To operate at mass scale, companies have to:

  • Buy huge volumes of feed (corn, soy, etc.) often from industrial suppliers.

  • Work with hundreds of farms, many of which vary in practices despite oversight.

  • Maintain shelf-stable supply chains, which often means cutting corners to avoid spoilage or inconsistency.

  • Keep costs down for retailers, or else get pushed out by cheaper competitors.

So they optimize labels and language, not necessarily practices. And that’s where you get:

  • Terms like “pasture-raised” that sound free-range and holistic, but aren’t deeply regulated.

  • Grass-fed claims where cows still eat grains part of the year.

  • Green packaging and feel-good marketing layered over systems built for scale.

When It Is Done Ethically:

When a company truly commits to ethical, regenerative, small-scale practices like:

  • Organic, local, non-GMO feed

  • Rotational grazing that actually regenerates soil

  • Zero or low fossil-fuel supply chains

  • Human-scale labor (not exploited or automated)

  • Minimal packaging and transport

... the result is a product that costs significantly more and is often less scalable.

That’s why:

  • A dozen eggs from a true small organic regenerative farm can cost $10–$15

  • Raw dairy, heirloom meat, or biodynamic vegetables can feel “elitist” — not because they’re fancy, but because the system itself isn’t subsidized

Meanwhile, industrial agriculture is backed by government subsidies for corn, soy, fuel, water, etc., and that’s what makes mass-production “affordable.” But it’s artificially cheap and ethically expensive. It is the math of late-stage capitalism and global supply chains. But we feel the compromise in our bodies, even if the labels say otherwise.

Is It All Hopeless?

No. Awareness is not the enemy of action. It’s the doorway to conscious choice. And while most of us can't live entirely outside the system, we can engage with it more intentionally. We can:

  • Choose your “ethical splurges” like eggs, butter, or local meat.
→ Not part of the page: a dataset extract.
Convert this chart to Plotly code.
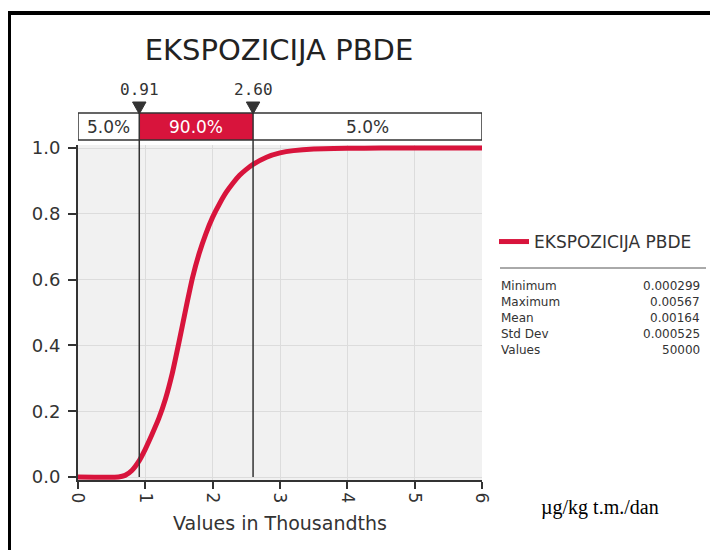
import plotly.graph_objects as go

# ---- data (values in thousandths) ----
x_vals = [0.0, 0.6, 0.7, 0.8, 0.91, 1.0, 1.1, 1.2, 1.3, 1.4, 1.5, 1.6, 1.7, 1.8, 1.9,
          2.0, 2.1, 2.2, 2.3, 2.4, 2.5, 2.6, 2.8, 3.0, 3.2, 3.5, 4.0, 4.5, 6.0]
cdf_vals = [0.0, 0.0, 0.005, 0.02, 0.05, 0.085, 0.13, 0.178, 0.238, 0.315, 0.41, 0.51,
            0.605, 0.68, 0.74, 0.79, 0.83, 0.865, 0.893, 0.917, 0.935, 0.95, 0.972,
            0.985, 0.992, 0.997, 0.999, 1.0, 1.0]
series_name = "EKSPOZICIJA PBDE"
left_mark = 0.91
right_mark = 2.60
band_labels = ["5.0%", "90.0%", "5.0%"]
stat_names = ["Minimum", "Maximum", "Mean", "Std Dev", "Values"]
stat_values = ["0.000299", "0.00567", "0.00164", "0.000525", "50000"]
x_ticks = [0, 1, 2, 3, 4, 5, 6]
y_ticks = [0.0, 0.2, 0.4, 0.6, 0.8, 1.0]

RED = "#d8143c"
DARK = "#333333"
FONT = "DejaVu Sans"

OFF = 8  # default page margin of the html body
W, H = 718 - OFF, 550 - OFF
# plot area in page pixels: x 78..482, y 145..480
L = 78 - OFF
T = 145 - OFF
R = W - (482 - OFF)
B = H - (480 - OFF)
PH = H - T - B
PW = W - L - R


def py(p):  # page pixel y -> paper y
    return (H - B - (p - OFF)) / PH


def px(p):  # page pixel x -> paper x
    return ((p - OFF) - L) / PW


fig = go.Figure()
fig.add_trace(go.Scatter(x=x_vals, y=cdf_vals, mode="lines", name=series_name,
                         line=dict(color=RED, width=5, shape="spline", smoothing=0.4),
                         showlegend=True))

shapes = []
annotations = []

# band box
shapes.append(dict(type="rect", xref="x", yref="paper", x0=left_mark, x1=right_mark,
                   y0=py(140), y1=py(113), fillcolor=RED, line=dict(width=0), layer="above"))
shapes.append(dict(type="rect", xref="x", yref="paper", x0=x_ticks[0], x1=x_ticks[-1],
                   y0=py(140), y1=py(113), fillcolor="rgba(0,0,0,0)",
                   line=dict(color=DARK, width=1.5), layer="above"))
# vertical marker lines
for m in (left_mark, right_mark):
    shapes.append(dict(type="line", xref="x", yref="paper", x0=m, x1=m,
                       y0=py(477), y1=py(113), line=dict(color=DARK, width=1.5), layer="above"))
    shapes.append(dict(type="path", xref="x", yref="paper",
                       path=f"M {m-0.1} {py(102)} L {m+0.1} {py(102)} L {m} {py(114)} Z",
                       fillcolor="#333333", line=dict(color="#333333", width=1), layer="above"))
    annotations.append(dict(x=m, y=py(89), xref="x", yref="paper", text=f"{m:.2f}",
                            showarrow=False,
                            font=dict(family="DejaVu Sans Mono", size=16, color=DARK),
                            xanchor="center", yanchor="middle"))

band_centers = [(x_ticks[0] + left_mark) / 2, (left_mark + right_mark) / 2,
                (right_mark + x_ticks[-1]) / 2]
band_colors = [DARK, "white", DARK]
for c, t, col in zip(band_centers, band_labels, band_colors):
    annotations.append(dict(x=c, y=py(127), xref="x", yref="paper", text=t, showarrow=False,
                            font=dict(family=FONT, size=17, color=col),
                            xanchor="center", yanchor="middle"))

# stats table
shapes.append(dict(type="line", xref="paper", yref="paper", x0=px(500), x1=px(706),
                   y0=py(268), y1=py(268), line=dict(color="#555555", width=1)))
for i, (n, v) in enumerate(zip(stat_names, stat_values)):
    yy = py(286 + 16 * i)
    annotations.append(dict(x=px(499), y=yy, xref="paper", yref="paper", text=n,
                            showarrow=False, font=dict(family=FONT, size=12, color=DARK),
                            xanchor="left", yanchor="middle"))
    annotations.append(dict(x=px(702), y=yy, xref="paper", yref="paper", text=v,
                            showarrow=False, font=dict(family=FONT, size=12, color=DARK),
                            xanchor="right", yanchor="middle"))

# unit text
annotations.append(dict(x=px(600), y=py(507), xref="paper", yref="paper",
                        text="µg/kg t.m./dan", showarrow=False,
                        font=dict(family="Liberation Serif", size=20, color="black"),
                        xanchor="center", yanchor="middle"))

# frame (top and left black border)
shapes.append(dict(type="line", xref="paper", yref="paper", x0=px(7), x1=px(718),
                   y0=py(13), y1=py(13), line=dict(color="black", width=4)))
shapes.append(dict(type="line", xref="paper", yref="paper", x0=px(9.5), x1=px(9.5),
                   y0=py(11), y1=py(550), line=dict(color="black", width=3)))

fig.update_layout(
    width=W, height=H,
    margin=dict(l=L, r=R, t=T, b=B, autoexpand=False),
    paper_bgcolor="white",
    plot_bgcolor="#f1f1f1",
    title=dict(text=series_name, xref="paper", x=px(279), xanchor="center",
               yref="container", y=1 - (50 - OFF) / H, yanchor="middle",
               font=dict(family=FONT, size=29, color="#222222")),
    xaxis=dict(range=[x_ticks[0], x_ticks[-1]], tickvals=x_ticks, tickangle=90,
               showgrid=True, gridcolor="#dcdcdc", gridwidth=1,
               showline=True, linecolor=DARK, linewidth=2, ticks="outside", ticklen=7,
               tickcolor=DARK, tickwidth=1.5, zeroline=False,
               tickfont=dict(family=FONT, size=17, color=DARK),
               title=dict(text="Values in Thousandths", standoff=14,
                          font=dict(family=FONT, size=19, color=DARK))),
    yaxis=dict(range=[-3 / 329, 1 + 3 / 329], tickvals=y_ticks, tickformat=".1f",
               showgrid=True, gridcolor="#dcdcdc", gridwidth=1,
               showline=True, linecolor=DARK, linewidth=2, ticks="outside", ticklen=8,
               tickcolor=DARK, tickwidth=1.5, zeroline=False, ticklabelstandoff=4,
               tickfont=dict(family=FONT, size=18, color=DARK)),
    legend=dict(x=px(494), y=py(242), xanchor="left", yanchor="middle",
                font=dict(family=FONT, size=17, color=DARK), bgcolor="rgba(0,0,0,0)",
                itemwidth=30),
    shapes=shapes,
    annotations=annotations,
)

fig.write_html("out.html", config={"displayModeBar": False},
               post_script="document.documentElement.style.overflow='hidden';"
                           "document.body.style.overflow='hidden';")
  • support local farms or farmers’ markets when possible

  • buy USDA Organic when feed quality matters

  • read labels carefully and resist the fantasy

And most importantly, we can stop blaming ourselves for being "duped" these illusions were designed to soothe us.

Final Thoughts

Let’s be honest , no label is going to save us. Not “pasture-raised,” not “organic,” not “grass-fed.” Most of them were created to sell us a feeling, not to reflect a full truth. But that doesn’t mean we throw our hands up and stop caring. It means we stop expecting perfection from systems that were never designed for integrity at scale. It means we start paying attention not just to what labels say, but to how they’re used, and who profits from our confusion. We are trying to guilt trip, shame, or point fingers because we are all trying to survive. However, it is about knowing what you’re actually choosing, and choosing with eyes open.

You don’t have to overhaul your life to be intentional. Start with one thing. Read the label. Ask the question. Buy the better option when you can. And when you can’t, release the pressure and return to what you do control, your awareness, your voice, your values.

You deserve food that’s aligned with care. You deserve truth in your hands, not marketing with fancy words dressed as mindfulness. And now you know better, and that is already enough.